En janvier, Eric Dupond-Moretti avait affirmé qu’il n’avait « rien à craindre ». « Si l’objectif de tout cela (…), c’est de m’interdire de travailler, ceux-là en seront pour leurs frais », avait-il déclaré. Depuis le début de la polémique, le garde des Sceaux se défend d’être juge et partie. « Pour qu’il y ait conflit d’intérêts, il faut être juge et partie. Partie, je l’ai été et je ne le suis plus. (…) Juge, je ne l’ai pas été davantage et je ne le serai pas », avait-il expliqué dans une vidéo postée sur Facebook.

Sollicité par franceinfo, l’Elysée se refuse à tout commentaire, expliquant ne jamais s’exprimer sur une affaire de justice en cours. 

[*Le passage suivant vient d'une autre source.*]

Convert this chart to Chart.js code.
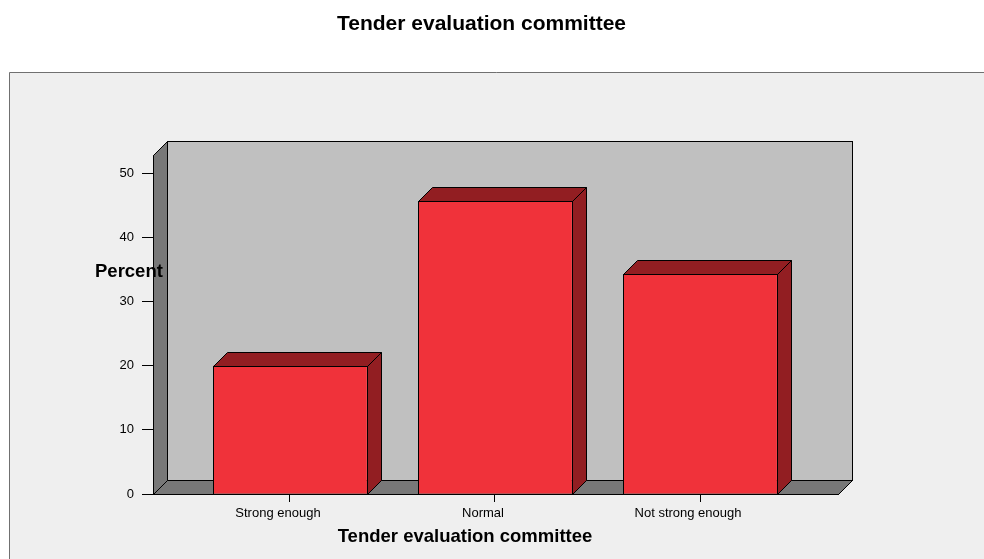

A quoi pourrait ressembler la suite de la procédure ?

L’information judiciaire a été confiée à la commission d’instruction de la Cour de justice de la République (CJR), qui agit comme juge d’instruction dans cette affaire impliquant un ministre. Elle est composée de trois magistrats de la Cour de cassation, qui vont procéder aux auditions des personnes se déclarant victimes et des personnes incriminées. Le 16 juillet, Eric Dupond-Moretti est convoqué devant les juges de la CJR en vue d’une mise en examen. 

En janvier, l’entourage du garde des Sceaux avait estimé que l’hypothèse d’une mise en examen « n’était pas du tout d’actualité » et assuré qu’Eric Dupond-Moretti et ses avocats sauraient démontrer « qu’il n’y a aucune infraction ».

Si le ministre de la Justice devait être jugé dans cette affaire, il le serait par trois magistrats et 12 parlementaires. Cette juridiction mi-judiciaire mi-politique se prononce à la majorité absolue et à bulletin secret sur la culpabilité du prévenu puis, en cas de culpabilité, sur l’application de la peine infligée. Son arrêt peut faire l’objet d’un pourvoi en cassation. En cas de rejet de sa décision, la Cour doit être recomposée avant de rejuger l’affaire.